State spurns Obama's plea for health law fix


President Obama wants a lifeline to rescue his botched health care law roll-out, his sinking public approval ratings and his party's electoral chances next November.

The state of California just told President Obama he'd better learn how to swim.

The board of the Covered California health exchange voted unanimously to break with the president and maintain its requirement that insurers terminate most individual policies on Dec. 31, because those policies do not meet all of the requirements of the Affordable Care Act, aka "Obamacare."

In other words, more than one million California policyholders will not be able to keep the plans they like for another year, despite the president's explicit promises - plural - that they could do so.

Uh oh.

Officials acknowledge their decision won't satisfy many angry customers and many of them will pay significantly more for new coverage next year. But those side effects are apparently easier to tolerate, rather than allowing widespread renewals that could derail or cripple the exchange's construction.

"We know this transition is difficult and some people will be hurt," Covered California board member Susan Kennedy told reporters. "But delaying the transition won't solve a single problem. I think it will make a bad situation worse if we complicate it further."

Kennedy's right, even if her bed-side manner could use a lot of work. People are going to be hurt by this train-wreck of a law. This is a bad situation - no, an awful situation - and it's going to get worse whether it is complicated further or not.

All this does is give the Obama administration another headache as one of their staunchest allies and supporters of the initiative - California - says thanks, but no thanks, to his "fail-Mary" pass.

The president's grand, overreaching vision to overhaul and restructure the nation's health care system was never going to be an easy task, as one-sixth of the entire U.S. economy was going to be ultimately affected by this so-called "reform."

The president knew passing a new and bureaucratically-dense law, filled with thousands of pages of regulations, taxes, fees and penalties was going to be politically unpopular and a public-relations nightmare. So, when it came time to present the details of his plan to the American people, he used some "imprecise wording" in his speeches and campaign rallies.
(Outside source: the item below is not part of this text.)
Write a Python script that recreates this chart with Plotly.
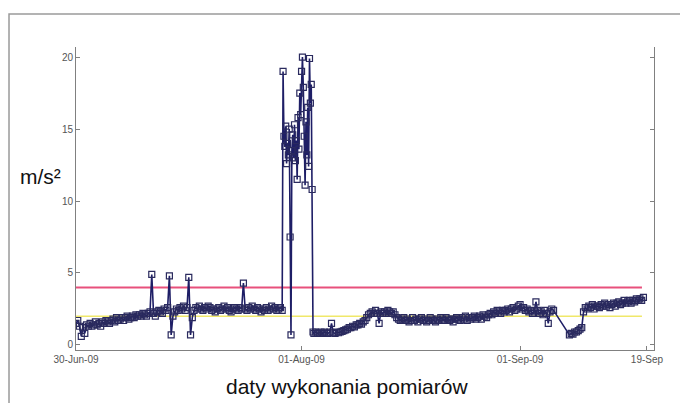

That "imprecise wording" came back to bite the president when millions of Americans received notices their health insurance policies were going to be cancelled beginning Jan. 1, 2014. Period.

Those citizens who remember hearing the president assure them they could keep their health insurance plans if they liked them - on more than several occasions - grew so angry with the White House and the administration that the president quickly back-tracked. He called upon insurers to allow those cancelled policies to remain in place for one more year. It was the president's attempt to fix the barn door after the horse had escaped.

Unfortunately for this president, that's not what the law - passed by a deeply divided Congress in 2010 - calls for. You can't change the rules in the middle of the game.

Now it's up to state exchanges, like Covered California, to pick up the pieces and dodge the tomatoes being hurled at them from incensed customers.

California officials estimate that nearly 600,000 customers who received cancellation notices are likely to see higher rates next year, according to published reports.

In one instance, Javier Lopez, a self-employed engineer in Huntington Beach, will see his premiums rise more than 20% next year to cover him and his family of four. He was already spending $750 a month for his soon-to-be-terminated plan.

"I'm extremely disappointed," Lopez said. "I think the intent of the law was to allow people with insurance to keep it."

No one can really divine the intent of the Affordable Care Act these days. Nancy Pelosi famously assured us we'd know what was in the bill once it was passed. Bet she wishes she'd taken a sneak peek before it went to the House floor.

California is not the only "blue state" to reject the president's proposal. Washington and Minnesota have also signaled publicly they will not be extending those cancelled policies for consumers.

"I think it was a very hard decision for California," Timothy Jost, a health-policy expert and law professor at Washington and Lee University, said. "You'd like to make everyone a winner. It's unfortunately a situation where that can't happen."

There may not be many winners in this mess, but we can handicap the early losers. The Democratic party stands to be obliterated in the 2014 mid-term elections and whomever accepts the nomination for the party for the 2016 presidential race - Hillary? Joe Biden? - will have to wear the scourge of Obamacare like a millstone.

For the rest of us Californians, the prescription is pain. And there's nothing in Obamacare that's going to make it all go away.